I spent a fair amount of time asking the kid if she was ABSOLUTELY SURE she didn't want a theme. I pointed out all the pros to letting me get carried away with the planning and preparation. She rewarded me by saying, "Mom, only babies have themes at their birthday parties."

Welp.

I still disagree with her, but the conversations led me to start trying to figure out ways to decorate without a theme. A few minutes in the party aisle in Walmart and I had a plan. A beautiful, cheap, rainbow plan.

You guys, I bought a whopping $6 worth of streamers and then pulled off some magic. I started the magic days before the party since time is at a premium these days, which gave Alexis time to doubt me. Seriously. MY child doubted MY ability to pull off some crazy party decorating.

Mind you, right after she doubted me, she said, "Who am I kidding? You're my mom. Of course you can make it work."

So I had no choice but to figure out how to make this work.

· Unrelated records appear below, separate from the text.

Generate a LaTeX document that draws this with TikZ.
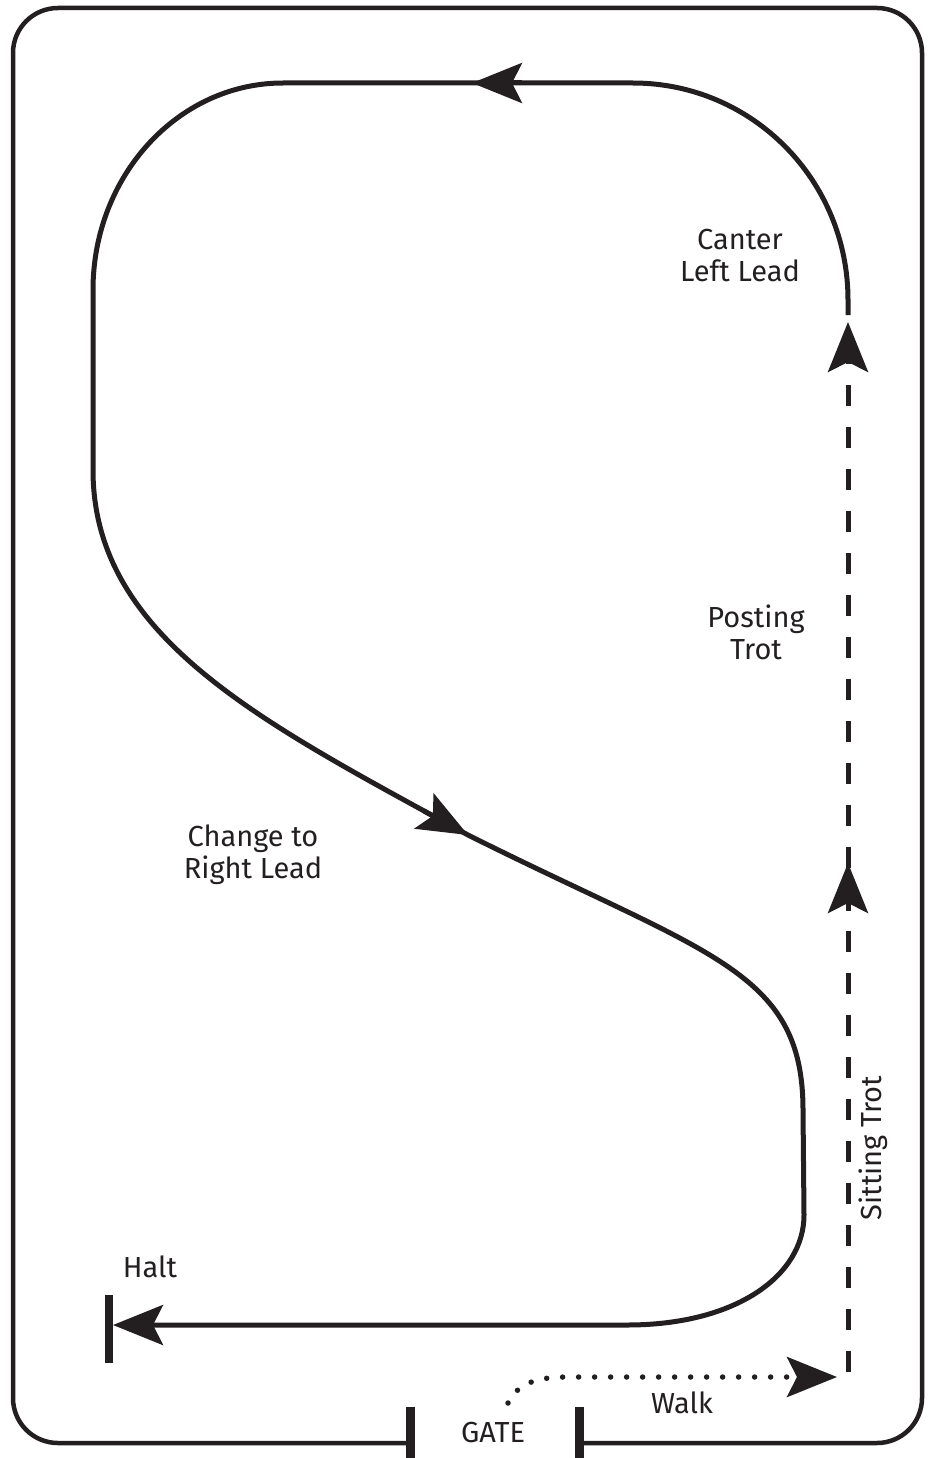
\documentclass[tikz,border=0pt]{standalone}
\usepackage{fontspec}
\setmainfont{Fira Sans}
\usetikzlibrary{arrows.meta}
\definecolor{ink}{HTML}{231F20}
\begin{document}
\begin{tikzpicture}[x=1pt,y=-1pt,
  track/.style={draw=ink, line width=5pt},
  head/.style={-{Stealth[length=50pt,width=40pt,inset=10pt]}},
  dashline/.style={draw=ink, line width=5pt, dash pattern=on 21pt off 21pt},
  dotline/.style={draw=ink, line width=5.5pt, line cap=round, dash pattern=on 0pt off 16pt},
  post/.style={draw=ink, line width=9pt},
  lbl/.style={text=ink, font=\fontsize{29}{32}\selectfont, align=center, inner sep=0pt},
]
\useasboundingbox (0,0) rectangle (927,1458);
% arena border with gate
\draw[draw=ink, line width=4.5pt, rounded corners=45pt] (410,1443) -| (13,8) -| (922,1443) -- (578,1443);
\coordinate (gateL) at (410,1407);
\coordinate (gateLb) at (410,1458);
\coordinate (gateR) at (579,1407);
\coordinate (gateRb) at (579,1458);
\draw[post] (gateL) -- (gateLb);
\draw[post] (gateR) -- (gateRb);

% key points
\coordinate (canterStart) at (848,315);
\coordinate (topArrowBack) at (522,83);
\coordinate (topArrow) at (472,83);
\coordinate (diagArrowBack) at (424,811);
\coordinate (diagArrow) at (468,835);
\coordinate (haltTip) at (113,1325);
\coordinate (haltTop) at (109,1295);
\coordinate (haltBot) at (109,1363);
\coordinate (trotStart) at (848,1372);
\coordinate (trotMidBack) at (848,911);
\coordinate (trotMid) at (848,863);
\coordinate (trotEnd) at (848,322);
\coordinate (walkStart) at (508,1403);
\coordinate (walkEnd) at (837,1377);

% main track (one continuous line)
\draw[track, head] (canterStart) -- (848,300) .. controls (848,180) and (752,83) .. (633,83)
  -- (283,83) .. controls (178,83) and (93,176) .. (93,290) -- (93,470)
  .. controls (93,640) and (268,725) .. (diagArrow)
  .. controls (708,955) and (803,970) .. (803,1110) -- (804,1215)
  .. controls (804,1275) and (737,1325) .. (627,1325) -- (haltTip);
% direction arrowheads along the track
\draw[track, head] (topArrowBack) -- (topArrow);
\draw[track, head] (diagArrowBack) -- (diagArrow);
\draw[draw=ink, line width=8pt] (haltTop) -- (haltBot);

% trot (dashed)
\draw[dashline, head] (trotStart) -- (trotEnd);
\draw[track, head] (trotMidBack) -- (trotMid);

% walk (dotted)
\draw[dotline, head] (walkStart) .. controls (518,1382) and (540,1377) .. (567,1377) -- (walkEnd);

% labels
\node[lbl] (canter) at (740,256) {Canter\\Left Lead};
\node[lbl] (posting) at (756,632) {Posting\\Trot};
\node[lbl] (change) at (253,855) {Change to\\Right Lead};
\node[lbl, anchor=base] (halt) at (150,1277) {Halt};
\node[lbl, anchor=base] (walk) at (682,1413) {Walk};
\node[lbl, anchor=base] (gate) at (493,1442) {GATE};
\node[lbl, rotate=90] (sitting) at (873,1148) {Sitting Trot};
\end{tikzpicture}
\end{document}
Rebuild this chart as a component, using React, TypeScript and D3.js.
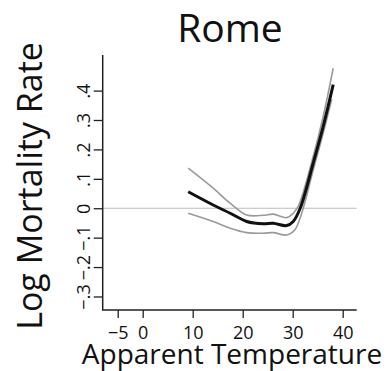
import React, { useRef, useEffect } from "react";
import * as d3 from "d3";

const temps = [9.1, 14.1, 17.5, 20.8, 24.1, 26.1, 28.8, 30.1, 31.5, 34.1, 36.1, 38.1];
const estimate = [0.056, 0.011, -0.017, -0.045, -0.053, -0.051, -0.059, -0.045, 0.0, 0.153, 0.278, 0.42];
const upperTemps = [9.1, 14.1, 17.5, 20.8, 24.1, 26.1, 28.8, 30.1, 31.1, 34.1, 36.1, 38.1];
const upper = [0.136, 0.068, 0.017, -0.023, -0.024, -0.02, -0.032, -0.017, 0.006, 0.176, 0.312, 0.476];
const lowerTemps = [9.1, 14.1, 17.5, 20.8, 24.1, 26.1, 28.8, 30.4, 31.8, 34.1, 36.1, 37.8];
const lower = [-0.017, -0.045, -0.068, -0.083, -0.085, -0.083, -0.091, -0.074, -0.017, 0.13, 0.255, 0.37];
const xTicks = [-5, 0, 10, 20, 30, 40];
const yTicks = [-0.3, -0.2, -0.1, 0, 0.1, 0.2, 0.3, 0.4];
const yTickLabels = ["\u2212.3", "\u2212.2", "\u2212.1", "0", ".1", ".2", ".3", ".4"];

const FONT = "'Open Sans', 'Noto Sans', sans-serif";

export default function App() {
  const svgRef = useRef<SVGSVGElement>(null);

  useEffect(() => {
    const svg = d3.select(svgRef.current);
    svg.selectAll("*").remove();

    const left = 102.7, right = 356.7, top = 55, bottom = 310;
    const x = d3.scaleLinear().domain([-8, 42.8]).range([left, right]);
    const y = d3.scaleLinear().domain([-0.346, 0.521]).range([bottom, top]);

    // zero reference line
    svg.append("line")
      .attr("x1", left).attr("x2", right)
      .attr("y1", y(0)).attr("y2", y(0))
      .attr("stroke", "#bdbdbd").attr("stroke-width", 1.2);

    // axes
    const gx = svg.append("g").attr("transform", `translate(0,${bottom})`)
      .call(d3.axisBottom(x).tickValues(xTicks).tickSize(8).tickPadding(8).tickFormat((d) => {
        const v = +d;
        return v < 0 ? `\u2212${-v}` : `${v}`;
      }));
    gx.select(".domain").remove();
    gx.selectAll("line").attr("stroke", "#222").attr("stroke-width", 1.3);
    gx.selectAll("text").attr("font-family", FONT).attr("font-size", 18).attr("fill", "#111");

    const gy = svg.append("g").attr("transform", `translate(${left},0)`)
      .call(d3.axisLeft(y).tickValues(yTicks).tickSize(9).tickFormat((d, i) => yTickLabels[i]));
    gy.select(".domain").remove();
    gy.selectAll("line").attr("stroke", "#222").attr("stroke-width", 1.3);
    gy.selectAll("text")
      .attr("font-family", FONT).attr("font-size", 18).attr("fill", "#111")
      .attr("x", null).attr("dy", null)
      .attr("text-anchor", "middle")
      .attr("transform", "translate(-13,0) rotate(-90)");

    // L-shaped frame
    svg.append("path")
      .attr("d", `M${left},${top}V${bottom}H${right}`)
      .attr("fill", "none").attr("stroke", "#222").attr("stroke-width", 1.5);

    const line = d3.line<[number, number]>()
      .x((d) => x(d[0])).y((d) => y(d[1]))
      .curve(d3.curveCatmullRom.alpha(0.5));

    svg.append("path")
      .attr("d", line(upperTemps.map((t, i) => [t, upper[i]])))
      .attr("fill", "none").attr("stroke", "#9a9a9a").attr("stroke-width", 1.6);
    svg.append("path")
      .attr("d", line(lowerTemps.map((t, i) => [t, lower[i]])))
      .attr("fill", "none").attr("stroke", "#9a9a9a").attr("stroke-width", 1.6);
    svg.append("path")
      .attr("d", line(temps.map((t, i) => [t, estimate[i]])))
      .attr("fill", "none").attr("stroke", "#111").attr("stroke-width", 3);

    // titles
    svg.append("text")
      .attr("x", 230).attr("y", 42)
      .attr("text-anchor", "middle")
      .attr("font-family", FONT).attr("font-size", 39).attr("fill", "#111")
      .text("Rome");
    svg.append("text")
      .attr("x", 232).attr("y", 364)
      .attr("text-anchor", "middle")
      .attr("font-family", FONT).attr("font-size", 28).attr("fill", "#111")
      .text("Apparent Temperature");
    svg.append("text")
      .attr("transform", "translate(42,186) rotate(-90)")
      .attr("text-anchor", "middle")
      .attr("font-family", FONT).attr("font-size", 34).attr("fill", "#111")
      .text("Log Mortality Rate");
  }, []);

  return (
    <svg
      ref={svgRef}
      width={389}
      height={371}
      style={{ position: "absolute", left: 0, top: 0, background: "#fff" }}
    />
  );
}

I feel like photos don't quite capture the awesome that is the streamer rainbow, but trust me, it's fantastic.

The doubt came in because Alexis was around when I was trying to figure out how to get the hula hoop to stay hung level from the disco ball. I couldn't cuss like a sailor since she was there, so it took a lot longer than it should have. (Cusses make everything work better and faster, you know.)

It was worth every second of effort.

(For the record, the hula hoop is tied to a hook hanging from the ceiling. One end of each streamer is taped to the wall then wound through the hula hoop before having the other end taped to the wall a few feet over. It was super easy once I got the hula hoop in place.)

But that's not all!

I also picked up a few packages of balloons so that I could do this.

 

I know. It's just some balloons hanging from the ceiling.

But then I turned the light on.

It looked positively fantastic in person, if I do say so myself. And, clearly, I do say so myself.

The wanna-be tween was positively giddy about the decorations at her "I'm Too Old For a Theme" party. Thank goodness.

Now how do I talk her into letting me do a fun theme next year? I'm not sure I can conjure up magic twice.